WHAT IS ASKED: Starting at the first line of the data, please print exactly those lines through the one that holds "plt.rcParams['font.family'] = ['DejaVu Sans']", omitting every picture.

Start of PROVIDED MATERIAL

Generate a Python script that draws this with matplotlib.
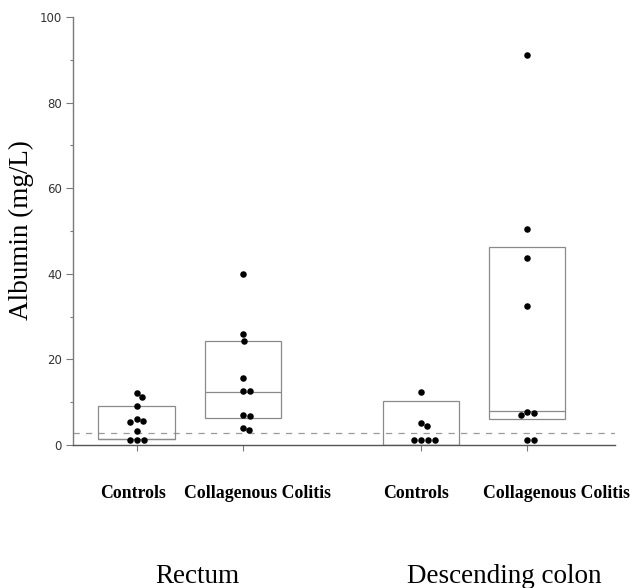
import numpy as np
from matplotlib import pyplot as plt
from matplotlib.patches import Rectangle
from matplotlib.transforms import blended_transform_factory

# data (mg/L)
regions = ['Rectum', 'Descending colon']
groups = ['Controls', 'Collagenous Colitis']

rectum_controls = [12.2, 11.2, 9.1, 6.1, 5.6, 5.4, 3.3, 1.2, 1.2, 1.2]
rectum_colitis = [40.0, 25.9, 24.3, 15.7, 12.6, 12.6, 7.0, 6.8, 4.0, 3.6]
descending_controls = [12.4, 5.1, 4.5, 1.2, 1.2, 1.2, 1.2]
descending_colitis = [91.1, 50.5, 43.7, 32.5, 7.7, 7.4, 7.0, 1.2, 1.2]

box_low = [1.5, 6.3, 0.0, 6.1]
box_median = [1.5, 12.4, 0.0, 8.0]
box_high = [9.0, 24.4, 10.3, 46.2]

reference_limit = 2.7

y_ticks = [0, 20, 40, 60, 80, 100]
y_label = 'Albumin (mg/L)'

series = [rectum_controls, rectum_colitis, descending_controls, descending_colitis]

# layout
region_gap = 2.68
box_width = 0.72
dot_diameter = 7.0  # pixels
label_shift = [-0.03, 0.14, -0.05, 0.28]
region_shift = [0.07, 0.29]

box_color = '#8a8a8a'
axis_color = '#7a7a7a'
serif = ['Liberation Serif', 'DejaVu Serif']

plt.rcParams['font.family'] = ['DejaVu Sans']

fig = plt.figure(figsize=(6.32, 5.88), dpi=100)
ax = fig.add_axes([73 / 632, 1 - 445 / 588, 542 / 632, 428 / 588])
ax.set_xlim(0.4, 5.51)
ax.set_ylim(0, 100)

positions = [r * region_gap + g + 1 for r in range(len(regions)) for g in range(len(groups))]


def swarm_offsets(x0, values):
    # simple beeswarm in display space so dots do not overlap
    trans = ax.transData
    px_per_x = trans.transform((1, 0))[0] - trans.transform((0, 0))[0]
    ys = np.array([trans.transform((x0, v))[1] for v in values])
    offsets = np.zeros(len(values))
    placed = []
    for i in np.argsort(-np.array(values), kind='stable'):
        y = ys[i]
        candidates = [0.0]
        for px, py in placed:
            dy = y - py
            if abs(dy) < dot_diameter:
                dx = np.sqrt(dot_diameter ** 2 - dy ** 2)
                candidates += [px + dx, px - dx]
        candidates.sort(key=abs)
        for c in candidates:
            if all((c - px) ** 2 + (y - py) ** 2 >= dot_diameter ** 2 - 1e-6 for px, py in placed):
                offsets[i] = c
                placed.append((c, y))
                break
    return offsets / px_per_x


for x0, values, lo, med, hi in zip(positions, series, box_low, box_median, box_high):
    ax.add_patch(Rectangle((x0 - box_width / 2, lo), box_width, hi - lo,
                           fill=False, edgecolor=box_color, linewidth=0.9, zorder=2))
    ax.hlines(med, x0 - box_width / 2, x0 + box_width / 2, color=box_color, linewidth=0.9, zorder=2)
    offsets = swarm_offsets(x0, values)
    ax.scatter(x0 + offsets, values, s=22, color='black', linewidths=0, zorder=4, clip_on=False)

ax.axhline(reference_limit, color='#9a9a9a', linestyle=(0, (5, 5)), linewidth=0.9, zorder=1)

for side in ['top', 'right']:
    ax.spines[side].set_visible(False)
ax.spines['left'].set_color(axis_color)
ax.spines['bottom'].set_color('#555555')
ax.spines['left'].set_linewidth(1.0)
ax.spines['bottom'].set_linewidth(1.0)

ax.set_yticks(y_ticks)
ax.set_yticks([10, 30, 50, 70, 90], minor=True)
ax.tick_params(axis='y', which='major', length=5, width=0.8, color=axis_color,
               labelsize=8.5, labelcolor='#333333', pad=3)
ax.tick_params(axis='y', which='minor', length=2.5, width=0.8, color=axis_color)

ax.set_xticks(positions)
ax.set_xticklabels([])
ax.tick_params(axis='x', length=4, width=0.8, color=axis_color)

# category and region labels: x in data units, y in figure units
label_trans = blended_transform_factory(ax.transData, fig.transFigure)
for x0, shift, name in zip(positions, label_shift, groups * len(regions)):
    ax.text(x0 + shift, 1 - 498 / 588, name, transform=label_trans,
            ha='center', va='baseline', fontsize=12.8, fontweight='bold', family=serif)

for r, name in enumerate(regions):
    center = np.mean(positions[r * len(groups):(r + 1) * len(groups)])
    ax.text(center + region_shift[r], 1 - 583 / 588, name, transform=label_trans,
            ha='center', va='baseline', fontsize=19.5, family=serif)

fig.text(21 / 632, 1 - 230 / 588, y_label, rotation=90, ha='center', va='center',
         fontsize=19.5, family=serif)

plt.savefig('out.png', dpi=100)
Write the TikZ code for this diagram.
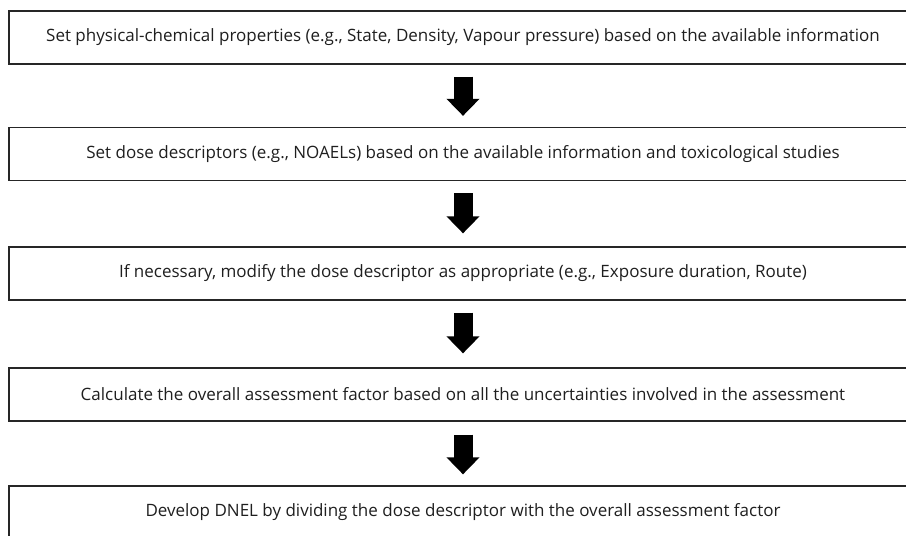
\documentclass[tikz,border=0pt]{standalone}
\usepackage{fontspec}
\setmainfont{Open Sans}
\usetikzlibrary{arrows.meta}
\begin{document}
\begin{tikzpicture}[x=1pt,y=-1pt,
  stepbox/.style={draw=black!85, line width=1.3pt, fill=white, minimum width=908pt, minimum height=53pt, inner sep=0pt, text=black!88, font=\fontsize{17}{20}\selectfont},
  bigarrow/.style={draw=black, line width=19pt, -{Triangle[width=32pt,length=17pt]}}]
\useasboundingbox (0,0) rectangle (906,536);
\clip (0,0) rectangle (906,536);
\fill[white] (0,0) rectangle (906,536);
\node[stepbox] (b1) at (463,37.5) {Set physical-chemical properties (e.g., State, Density, Vapour pressure) based on the available information};
\node[stepbox] (b2) at (463,154) {Set dose descriptors (e.g., NOAELs) based on the available information and toxicological studies};
\node[stepbox] (b3) at (463,273.5) {If necessary, modify the dose descriptor as appropriate (e.g., Exposure duration, Route)};
\node[stepbox] (b4) at (463,394.5) {Calculate the overall assessment factor based on all the uncertainties involved in the assessment};
\node[stepbox] (b5) at (463,512.5) {Develop DNEL by dividing the dose descriptor with the overall assessment factor};
\draw[bigarrow] ([yshift=-12pt]b1.south) -- ([yshift=11pt]b2.north);
\draw[bigarrow] ([yshift=-12pt]b2.south) -- ([yshift=13pt]b3.north);
\draw[bigarrow] ([yshift=-12pt]b3.south) -- ([yshift=14pt]b4.north);
\draw[bigarrow] ([yshift=-13pt]b4.south) -- ([yshift=11pt]b5.north);
\end{tikzpicture}
\end{document}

End of PROVIDED MATERIAL

FINAL RESULT:
Generate a Python script that draws this with matplotlib.
import numpy as np
from matplotlib import pyplot as plt
from matplotlib.patches import Rectangle
from matplotlib.transforms import blended_transform_factory

# data (mg/L)
regions = ['Rectum', 'Descending colon']
groups = ['Controls', 'Collagenous Colitis']

rectum_controls = [12.2, 11.2, 9.1, 6.1, 5.6, 5.4, 3.3, 1.2, 1.2, 1.2]
rectum_colitis = [40.0, 25.9, 24.3, 15.7, 12.6, 12.6, 7.0, 6.8, 4.0, 3.6]
descending_controls = [12.4, 5.1, 4.5, 1.2, 1.2, 1.2, 1.2]
descending_colitis = [91.1, 50.5, 43.7, 32.5, 7.7, 7.4, 7.0, 1.2, 1.2]

box_low = [1.5, 6.3, 0.0, 6.1]
box_median = [1.5, 12.4, 0.0, 8.0]
box_high = [9.0, 24.4, 10.3, 46.2]

reference_limit = 2.7

y_ticks = [0, 20, 40, 60, 80, 100]
y_label = 'Albumin (mg/L)'

series = [rectum_controls, rectum_colitis, descending_controls, descending_colitis]

# layout
region_gap = 2.68
box_width = 0.72
dot_diameter = 7.0  # pixels
label_shift = [-0.03, 0.14, -0.05, 0.28]
region_shift = [0.07, 0.29]

box_color = '#8a8a8a'
axis_color = '#7a7a7a'
serif = ['Liberation Serif', 'DejaVu Serif']

plt.rcParams['font.family'] = ['DejaVu Sans']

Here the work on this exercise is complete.